Katelin stepped on a nail earlier in the day and as she marched in the processional it was obvious that her foot was hurting from the injury. But she was there!

As she came into view in front of the reviewing stand I glanced at her mother, Diana Johnstun, and saw her eyes glistening with tears. It is a big moment in life when we see our children getting ready to leave the nest and face the world more alone in life than they could ever imagine.

She plans to attend college this Fall. I am not sure what she will be studying and I do not know whether or not she knows yet for sure. She has a job now as an assistant in a care facility so she may follow that path. (She is working a 12 hours shift there today, sore foot or not.) She has a real love for animals and could end up in a veterinary arena of some kind. Photography is also an interest, so a career as an animal or wildlife photographer?

This is all speculation and dreams on my part. I have no idea what her life goals are.

Katelin is the 3rd of our 6 grandchildren to graduate high school so we are half way there. She has had a rocky road the past couple years so it was really great to see her hang in and reach out for the diploma cover.

I was impressed with all of the graduates. The boys seem so much more mature and the young women so much more poised than when I was that age. I think our future is in good hands.

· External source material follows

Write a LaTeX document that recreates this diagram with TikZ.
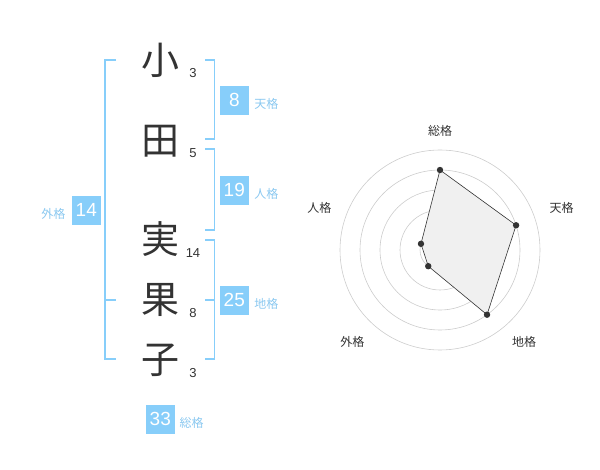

The only sour note for me was one of the valedictorian speakers said that going forth they must not be rigid like an old large tree but be flexible like a reed. They need to bend with the wind and compromise.

In my mind, this is one thing that is wrong in the world today. Too many people are seeking compromise rather than sticking up for their beliefs and principles. This was especially driven home to me this past week as Dorie and I began watching the award-winning television series “The World At War”.

Neville Chamberlain epitomized a “flexible reed”. Had he and the French had more back-bone, we might never have had a Second World War. We need to be teaching more about history and the dangers of compromise in our schools.

‘Nuff of the soap box. I’ll write more about my own education and the importance of graduating in a future post.

Katelin, we love you and are proud of you! Congratulations!